SoundStorm: Google’s Audio Model Takes Audio Generation by Storm
Google has again taken the world of technology by storm with its latest release – a new audio AI model named SoundStorm. This model is a giant leap forward in audio generation and promises to revolutionize how we interact with sound.
What is SoundStorm?
SoundStorm is a state-of-the-art audio AI model that generates high-quality, natural dialogues. It allows users to control the spoken content (via transcripts), speaker voices (via short voice prompts), and speaker turns (via transcript annotations). Therefore, you can create dialogues that sound like real people speaking them.
Features of SoundStorm
One of the most impressive features of SoundStorm is its speed. The model operates 100x faster than previous models and can produce 30 seconds of audio in just half a second when using a TPU-v4.
SoundStorm is a model for efficient, non-autoregressive audio generation. This means it can generate audio more efficiently and without the lag time in previous models. Moreover, with SoundStorm, you can seamlessly generate audio without any drop in quality or consistency.
Another great feature of SoundStorm is its consistency. The model can produce audio of the same caliber as AudioLM but with enhanced consistency. Thus, you can expect the same level of quality every time you use SoundStorm.
How Does It Work?
As shown in an article by Google Research, the model can generate the audio for the whole text for a provided text snippet and sample audio for one sentence. In the unprompted case, it samples different speakers while consistently maintaining the speaker’s voice in the prompted case.

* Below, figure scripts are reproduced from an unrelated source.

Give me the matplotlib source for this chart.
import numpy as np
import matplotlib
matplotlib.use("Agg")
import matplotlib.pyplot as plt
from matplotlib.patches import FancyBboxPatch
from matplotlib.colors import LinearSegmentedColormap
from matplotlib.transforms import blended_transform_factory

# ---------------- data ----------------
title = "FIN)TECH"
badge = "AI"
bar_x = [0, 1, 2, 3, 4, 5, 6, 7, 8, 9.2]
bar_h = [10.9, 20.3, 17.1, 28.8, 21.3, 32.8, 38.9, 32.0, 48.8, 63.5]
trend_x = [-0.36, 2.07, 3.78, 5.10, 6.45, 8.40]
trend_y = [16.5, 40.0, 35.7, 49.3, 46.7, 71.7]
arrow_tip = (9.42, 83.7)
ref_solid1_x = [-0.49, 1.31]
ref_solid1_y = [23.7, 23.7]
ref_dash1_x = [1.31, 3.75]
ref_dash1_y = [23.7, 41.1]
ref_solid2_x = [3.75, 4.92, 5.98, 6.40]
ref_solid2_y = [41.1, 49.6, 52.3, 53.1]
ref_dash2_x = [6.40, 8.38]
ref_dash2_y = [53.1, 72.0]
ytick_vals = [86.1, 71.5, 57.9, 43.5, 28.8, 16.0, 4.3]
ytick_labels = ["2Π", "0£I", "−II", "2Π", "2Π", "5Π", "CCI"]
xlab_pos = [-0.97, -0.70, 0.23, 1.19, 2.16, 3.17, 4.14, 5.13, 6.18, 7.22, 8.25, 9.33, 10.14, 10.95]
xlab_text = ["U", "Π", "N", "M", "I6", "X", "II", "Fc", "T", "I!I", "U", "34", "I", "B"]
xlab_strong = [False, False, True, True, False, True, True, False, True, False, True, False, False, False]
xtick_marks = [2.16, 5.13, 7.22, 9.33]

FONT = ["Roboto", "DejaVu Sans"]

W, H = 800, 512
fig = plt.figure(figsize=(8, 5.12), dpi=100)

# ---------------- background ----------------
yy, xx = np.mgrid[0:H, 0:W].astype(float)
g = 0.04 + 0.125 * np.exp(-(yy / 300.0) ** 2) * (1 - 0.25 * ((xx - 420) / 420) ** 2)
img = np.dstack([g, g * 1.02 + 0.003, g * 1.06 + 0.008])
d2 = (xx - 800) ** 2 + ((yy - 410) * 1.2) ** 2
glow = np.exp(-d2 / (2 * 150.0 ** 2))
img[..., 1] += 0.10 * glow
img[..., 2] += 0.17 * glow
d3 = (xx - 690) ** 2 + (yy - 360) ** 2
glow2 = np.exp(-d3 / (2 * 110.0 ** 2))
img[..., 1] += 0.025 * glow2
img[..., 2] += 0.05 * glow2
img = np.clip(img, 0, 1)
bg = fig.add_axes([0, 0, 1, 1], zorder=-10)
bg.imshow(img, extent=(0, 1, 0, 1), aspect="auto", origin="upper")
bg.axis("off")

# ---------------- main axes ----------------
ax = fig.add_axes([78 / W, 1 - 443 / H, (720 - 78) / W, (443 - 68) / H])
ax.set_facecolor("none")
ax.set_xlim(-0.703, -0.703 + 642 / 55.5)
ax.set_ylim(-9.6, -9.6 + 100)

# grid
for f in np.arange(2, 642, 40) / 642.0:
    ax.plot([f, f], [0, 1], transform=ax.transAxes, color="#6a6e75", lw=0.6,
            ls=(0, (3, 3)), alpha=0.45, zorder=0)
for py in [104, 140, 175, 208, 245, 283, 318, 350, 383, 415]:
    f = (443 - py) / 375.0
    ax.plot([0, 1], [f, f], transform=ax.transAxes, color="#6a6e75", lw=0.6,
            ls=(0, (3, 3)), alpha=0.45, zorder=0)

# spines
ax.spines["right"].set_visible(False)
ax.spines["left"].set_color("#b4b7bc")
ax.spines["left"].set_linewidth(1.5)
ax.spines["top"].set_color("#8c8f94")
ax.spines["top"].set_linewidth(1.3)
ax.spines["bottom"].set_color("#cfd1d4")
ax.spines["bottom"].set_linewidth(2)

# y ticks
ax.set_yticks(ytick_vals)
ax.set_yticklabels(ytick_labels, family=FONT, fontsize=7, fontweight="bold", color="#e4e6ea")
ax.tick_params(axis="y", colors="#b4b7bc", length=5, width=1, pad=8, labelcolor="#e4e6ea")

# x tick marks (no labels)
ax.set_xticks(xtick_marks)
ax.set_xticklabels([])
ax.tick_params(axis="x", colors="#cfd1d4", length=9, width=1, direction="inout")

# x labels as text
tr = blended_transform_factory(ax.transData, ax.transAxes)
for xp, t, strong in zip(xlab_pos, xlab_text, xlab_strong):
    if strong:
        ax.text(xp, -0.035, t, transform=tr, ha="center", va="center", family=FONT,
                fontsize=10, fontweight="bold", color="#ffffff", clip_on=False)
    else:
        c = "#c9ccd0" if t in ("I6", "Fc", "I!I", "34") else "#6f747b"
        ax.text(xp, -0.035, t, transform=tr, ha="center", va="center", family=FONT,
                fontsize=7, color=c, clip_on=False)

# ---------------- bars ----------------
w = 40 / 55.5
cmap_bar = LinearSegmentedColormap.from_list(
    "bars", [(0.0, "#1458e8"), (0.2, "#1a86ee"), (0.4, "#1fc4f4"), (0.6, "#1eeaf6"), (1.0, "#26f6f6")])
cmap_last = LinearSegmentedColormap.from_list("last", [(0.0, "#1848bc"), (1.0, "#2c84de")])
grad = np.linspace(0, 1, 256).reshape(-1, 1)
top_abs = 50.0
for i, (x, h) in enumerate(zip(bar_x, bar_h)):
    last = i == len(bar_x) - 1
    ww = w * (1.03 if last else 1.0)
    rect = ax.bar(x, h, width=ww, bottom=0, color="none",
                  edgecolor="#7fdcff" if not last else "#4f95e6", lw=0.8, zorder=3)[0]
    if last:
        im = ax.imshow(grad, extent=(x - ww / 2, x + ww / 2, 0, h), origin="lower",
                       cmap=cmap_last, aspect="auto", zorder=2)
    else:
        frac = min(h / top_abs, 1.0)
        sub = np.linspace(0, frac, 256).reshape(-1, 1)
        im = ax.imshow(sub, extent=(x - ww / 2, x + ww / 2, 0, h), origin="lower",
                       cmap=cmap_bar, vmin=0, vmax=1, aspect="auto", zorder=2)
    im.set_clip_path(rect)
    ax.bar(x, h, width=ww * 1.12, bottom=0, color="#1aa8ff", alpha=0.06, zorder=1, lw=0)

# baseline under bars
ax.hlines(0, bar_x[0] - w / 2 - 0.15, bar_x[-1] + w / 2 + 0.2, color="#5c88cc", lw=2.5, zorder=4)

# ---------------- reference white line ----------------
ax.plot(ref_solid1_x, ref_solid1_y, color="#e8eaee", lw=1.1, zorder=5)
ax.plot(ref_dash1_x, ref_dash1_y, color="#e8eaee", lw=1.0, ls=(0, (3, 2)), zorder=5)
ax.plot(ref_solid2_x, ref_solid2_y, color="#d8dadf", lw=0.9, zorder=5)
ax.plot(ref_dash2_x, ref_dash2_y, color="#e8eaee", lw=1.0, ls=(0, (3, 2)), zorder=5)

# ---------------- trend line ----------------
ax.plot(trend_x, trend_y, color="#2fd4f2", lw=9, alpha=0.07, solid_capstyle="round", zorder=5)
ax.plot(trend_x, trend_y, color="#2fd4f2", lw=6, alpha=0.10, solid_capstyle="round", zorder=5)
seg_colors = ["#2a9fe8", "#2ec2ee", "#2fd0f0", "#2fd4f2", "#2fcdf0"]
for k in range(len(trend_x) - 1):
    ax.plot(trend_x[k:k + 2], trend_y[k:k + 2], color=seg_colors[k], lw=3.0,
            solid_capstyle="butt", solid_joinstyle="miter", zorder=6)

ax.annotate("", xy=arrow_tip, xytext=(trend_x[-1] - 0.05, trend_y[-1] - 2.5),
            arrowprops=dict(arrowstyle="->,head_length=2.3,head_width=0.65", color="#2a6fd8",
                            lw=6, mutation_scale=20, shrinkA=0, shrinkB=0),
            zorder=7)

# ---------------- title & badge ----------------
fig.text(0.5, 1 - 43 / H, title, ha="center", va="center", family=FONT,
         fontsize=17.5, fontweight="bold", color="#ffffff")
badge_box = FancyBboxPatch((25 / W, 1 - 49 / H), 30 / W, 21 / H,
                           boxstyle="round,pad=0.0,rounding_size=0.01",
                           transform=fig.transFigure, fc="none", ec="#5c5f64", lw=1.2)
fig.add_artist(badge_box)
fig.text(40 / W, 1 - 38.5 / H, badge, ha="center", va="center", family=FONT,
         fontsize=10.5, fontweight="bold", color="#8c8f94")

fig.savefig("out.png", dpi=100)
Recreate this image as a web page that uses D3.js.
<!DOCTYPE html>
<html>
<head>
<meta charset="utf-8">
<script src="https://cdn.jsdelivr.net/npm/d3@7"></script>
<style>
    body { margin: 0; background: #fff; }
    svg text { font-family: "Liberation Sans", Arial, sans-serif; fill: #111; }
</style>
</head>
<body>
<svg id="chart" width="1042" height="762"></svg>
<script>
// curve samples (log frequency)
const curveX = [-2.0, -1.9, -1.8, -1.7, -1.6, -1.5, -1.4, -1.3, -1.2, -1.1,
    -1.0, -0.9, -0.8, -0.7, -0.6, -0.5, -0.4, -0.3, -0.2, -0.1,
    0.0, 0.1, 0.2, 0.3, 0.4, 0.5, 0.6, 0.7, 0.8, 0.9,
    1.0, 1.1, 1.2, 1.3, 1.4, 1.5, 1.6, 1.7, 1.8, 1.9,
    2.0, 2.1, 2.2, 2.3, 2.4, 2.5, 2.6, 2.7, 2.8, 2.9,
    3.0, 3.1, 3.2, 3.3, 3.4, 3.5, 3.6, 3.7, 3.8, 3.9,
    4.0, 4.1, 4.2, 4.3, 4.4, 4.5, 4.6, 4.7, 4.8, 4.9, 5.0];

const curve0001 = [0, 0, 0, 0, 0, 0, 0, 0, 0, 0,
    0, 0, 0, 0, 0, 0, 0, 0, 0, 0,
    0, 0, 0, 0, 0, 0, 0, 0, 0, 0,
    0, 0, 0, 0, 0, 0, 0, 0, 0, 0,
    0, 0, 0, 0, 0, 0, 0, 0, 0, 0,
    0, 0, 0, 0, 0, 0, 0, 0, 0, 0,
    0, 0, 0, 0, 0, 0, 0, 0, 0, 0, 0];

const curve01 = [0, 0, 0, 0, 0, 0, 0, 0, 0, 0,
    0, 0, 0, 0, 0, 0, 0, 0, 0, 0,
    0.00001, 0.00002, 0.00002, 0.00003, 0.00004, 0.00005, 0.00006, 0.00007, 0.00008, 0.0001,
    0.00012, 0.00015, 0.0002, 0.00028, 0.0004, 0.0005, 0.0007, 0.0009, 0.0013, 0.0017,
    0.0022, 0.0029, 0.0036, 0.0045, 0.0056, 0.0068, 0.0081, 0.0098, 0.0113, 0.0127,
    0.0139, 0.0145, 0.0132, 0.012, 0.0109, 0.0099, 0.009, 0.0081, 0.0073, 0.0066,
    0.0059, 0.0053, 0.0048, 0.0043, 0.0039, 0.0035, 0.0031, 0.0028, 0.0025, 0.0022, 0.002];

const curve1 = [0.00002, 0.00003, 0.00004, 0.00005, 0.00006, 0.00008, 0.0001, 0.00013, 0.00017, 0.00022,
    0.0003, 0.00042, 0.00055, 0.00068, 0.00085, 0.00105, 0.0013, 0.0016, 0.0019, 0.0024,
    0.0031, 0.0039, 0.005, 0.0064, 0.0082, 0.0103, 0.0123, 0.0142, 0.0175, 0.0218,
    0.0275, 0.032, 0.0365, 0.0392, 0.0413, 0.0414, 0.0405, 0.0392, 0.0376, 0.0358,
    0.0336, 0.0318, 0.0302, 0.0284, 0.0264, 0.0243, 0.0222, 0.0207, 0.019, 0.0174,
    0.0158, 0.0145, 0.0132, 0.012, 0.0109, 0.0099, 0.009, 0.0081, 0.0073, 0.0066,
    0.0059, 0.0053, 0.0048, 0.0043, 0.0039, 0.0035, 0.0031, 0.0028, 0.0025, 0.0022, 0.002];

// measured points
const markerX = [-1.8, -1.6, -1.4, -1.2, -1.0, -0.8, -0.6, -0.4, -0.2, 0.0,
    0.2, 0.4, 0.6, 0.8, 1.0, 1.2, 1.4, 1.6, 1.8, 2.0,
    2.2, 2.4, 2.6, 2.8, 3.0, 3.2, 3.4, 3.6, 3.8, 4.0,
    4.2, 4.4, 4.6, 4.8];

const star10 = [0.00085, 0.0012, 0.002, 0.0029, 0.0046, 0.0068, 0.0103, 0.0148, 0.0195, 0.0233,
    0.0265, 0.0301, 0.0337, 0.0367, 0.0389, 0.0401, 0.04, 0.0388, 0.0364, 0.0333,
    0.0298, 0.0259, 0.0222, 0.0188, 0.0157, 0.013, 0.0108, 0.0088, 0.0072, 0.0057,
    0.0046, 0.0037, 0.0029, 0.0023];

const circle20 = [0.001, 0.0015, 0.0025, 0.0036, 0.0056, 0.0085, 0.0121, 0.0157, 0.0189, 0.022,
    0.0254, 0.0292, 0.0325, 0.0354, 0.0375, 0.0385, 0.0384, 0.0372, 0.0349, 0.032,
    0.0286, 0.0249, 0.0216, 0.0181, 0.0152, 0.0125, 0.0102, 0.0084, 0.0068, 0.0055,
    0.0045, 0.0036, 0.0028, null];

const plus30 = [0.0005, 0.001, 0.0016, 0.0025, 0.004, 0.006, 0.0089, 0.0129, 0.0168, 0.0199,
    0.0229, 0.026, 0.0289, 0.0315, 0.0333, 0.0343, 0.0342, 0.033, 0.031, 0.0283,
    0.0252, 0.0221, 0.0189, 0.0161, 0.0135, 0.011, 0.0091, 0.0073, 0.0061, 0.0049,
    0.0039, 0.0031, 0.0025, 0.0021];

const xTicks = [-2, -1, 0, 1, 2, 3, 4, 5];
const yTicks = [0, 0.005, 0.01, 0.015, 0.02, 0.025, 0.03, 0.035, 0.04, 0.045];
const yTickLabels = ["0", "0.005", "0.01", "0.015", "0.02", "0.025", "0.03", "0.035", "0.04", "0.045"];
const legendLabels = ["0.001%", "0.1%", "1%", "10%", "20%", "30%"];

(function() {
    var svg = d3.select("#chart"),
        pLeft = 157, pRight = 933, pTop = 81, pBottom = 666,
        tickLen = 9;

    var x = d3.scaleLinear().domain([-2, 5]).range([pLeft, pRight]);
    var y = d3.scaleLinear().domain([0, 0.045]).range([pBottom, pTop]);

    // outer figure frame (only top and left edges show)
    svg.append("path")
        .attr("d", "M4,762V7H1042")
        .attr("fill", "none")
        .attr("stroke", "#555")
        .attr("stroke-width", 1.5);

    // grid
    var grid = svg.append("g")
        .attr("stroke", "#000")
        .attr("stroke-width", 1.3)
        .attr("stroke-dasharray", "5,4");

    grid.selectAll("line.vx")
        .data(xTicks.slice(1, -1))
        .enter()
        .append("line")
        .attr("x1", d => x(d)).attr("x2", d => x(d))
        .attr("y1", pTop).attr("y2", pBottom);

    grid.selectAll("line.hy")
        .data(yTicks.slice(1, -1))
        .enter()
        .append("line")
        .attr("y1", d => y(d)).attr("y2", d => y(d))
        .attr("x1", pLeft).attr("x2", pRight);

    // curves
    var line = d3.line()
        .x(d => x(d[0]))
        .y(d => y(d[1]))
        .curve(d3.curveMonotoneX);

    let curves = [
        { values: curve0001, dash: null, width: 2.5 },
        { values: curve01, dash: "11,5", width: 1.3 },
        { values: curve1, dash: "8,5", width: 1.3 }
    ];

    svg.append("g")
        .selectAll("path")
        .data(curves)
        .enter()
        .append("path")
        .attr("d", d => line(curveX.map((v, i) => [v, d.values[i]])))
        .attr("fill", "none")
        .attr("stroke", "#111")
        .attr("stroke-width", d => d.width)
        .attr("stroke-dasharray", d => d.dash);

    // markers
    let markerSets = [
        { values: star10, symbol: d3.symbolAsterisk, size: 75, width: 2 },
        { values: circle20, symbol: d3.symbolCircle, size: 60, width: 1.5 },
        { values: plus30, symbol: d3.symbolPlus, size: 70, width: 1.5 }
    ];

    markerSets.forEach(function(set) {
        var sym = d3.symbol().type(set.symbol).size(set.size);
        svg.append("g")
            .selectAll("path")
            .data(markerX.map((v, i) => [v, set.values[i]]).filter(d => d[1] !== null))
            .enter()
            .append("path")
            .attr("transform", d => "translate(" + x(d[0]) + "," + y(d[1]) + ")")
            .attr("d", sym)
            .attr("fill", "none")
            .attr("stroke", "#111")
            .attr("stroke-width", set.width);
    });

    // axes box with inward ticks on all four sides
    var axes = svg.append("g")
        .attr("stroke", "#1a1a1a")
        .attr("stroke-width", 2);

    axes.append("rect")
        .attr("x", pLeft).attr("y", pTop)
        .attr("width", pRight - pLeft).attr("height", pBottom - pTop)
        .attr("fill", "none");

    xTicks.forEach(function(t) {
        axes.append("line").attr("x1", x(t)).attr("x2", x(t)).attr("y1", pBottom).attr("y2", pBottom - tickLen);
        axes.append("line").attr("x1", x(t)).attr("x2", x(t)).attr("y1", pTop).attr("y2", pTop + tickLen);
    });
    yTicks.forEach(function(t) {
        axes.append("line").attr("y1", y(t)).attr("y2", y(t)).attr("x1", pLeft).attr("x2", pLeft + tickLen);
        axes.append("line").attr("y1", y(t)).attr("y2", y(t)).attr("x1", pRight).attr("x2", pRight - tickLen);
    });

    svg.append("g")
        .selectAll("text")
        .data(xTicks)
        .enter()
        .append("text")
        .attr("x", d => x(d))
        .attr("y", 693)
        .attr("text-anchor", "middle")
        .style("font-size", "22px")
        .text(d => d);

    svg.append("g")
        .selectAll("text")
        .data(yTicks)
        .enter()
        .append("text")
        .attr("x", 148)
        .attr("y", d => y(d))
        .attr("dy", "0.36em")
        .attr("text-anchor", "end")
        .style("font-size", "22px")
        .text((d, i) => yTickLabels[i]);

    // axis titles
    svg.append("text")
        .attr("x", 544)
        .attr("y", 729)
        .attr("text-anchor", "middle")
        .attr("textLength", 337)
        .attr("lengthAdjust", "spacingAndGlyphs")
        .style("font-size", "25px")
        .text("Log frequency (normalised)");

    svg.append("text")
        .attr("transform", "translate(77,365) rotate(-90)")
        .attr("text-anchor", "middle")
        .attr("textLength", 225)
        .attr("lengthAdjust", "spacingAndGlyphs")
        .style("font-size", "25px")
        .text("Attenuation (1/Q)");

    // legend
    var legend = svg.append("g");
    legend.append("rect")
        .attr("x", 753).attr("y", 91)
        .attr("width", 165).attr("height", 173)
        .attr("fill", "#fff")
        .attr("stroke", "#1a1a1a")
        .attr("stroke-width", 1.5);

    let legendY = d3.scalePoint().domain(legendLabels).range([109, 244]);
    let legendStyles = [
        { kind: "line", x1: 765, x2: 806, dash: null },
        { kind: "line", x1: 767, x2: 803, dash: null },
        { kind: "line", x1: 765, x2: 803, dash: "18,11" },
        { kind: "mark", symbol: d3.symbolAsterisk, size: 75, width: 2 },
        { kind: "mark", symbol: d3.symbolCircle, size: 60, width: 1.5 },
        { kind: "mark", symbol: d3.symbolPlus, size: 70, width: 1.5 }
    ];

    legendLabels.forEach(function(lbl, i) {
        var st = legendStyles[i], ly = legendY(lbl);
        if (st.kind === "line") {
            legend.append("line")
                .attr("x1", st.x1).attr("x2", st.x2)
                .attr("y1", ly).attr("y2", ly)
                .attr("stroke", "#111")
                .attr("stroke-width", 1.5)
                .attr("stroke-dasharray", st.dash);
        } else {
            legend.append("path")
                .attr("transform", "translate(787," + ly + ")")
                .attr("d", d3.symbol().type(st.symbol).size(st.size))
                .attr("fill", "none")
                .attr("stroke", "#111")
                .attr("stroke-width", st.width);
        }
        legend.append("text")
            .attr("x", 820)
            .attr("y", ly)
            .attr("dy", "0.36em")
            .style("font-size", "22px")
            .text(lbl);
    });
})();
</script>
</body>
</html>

The Future of Audio Generation
SoundStorm is a game-changer in the field of audio generation. It opens up new possibilities for businesses, content creators, and anyone who wants to create high-quality audio content. With SoundStorm, you can develop dialogues that sound like real people spoke them and do it faster than ever before.
Google’s latest release, SoundStorm, has taken the world of audio generation by storm. It’s fast, efficient, and produces high-quality, natural dialogues with enhanced consistency. This model promises to revolutionize how we interact with sound. Thus, opening up a whole new world of possibilities for audio generation.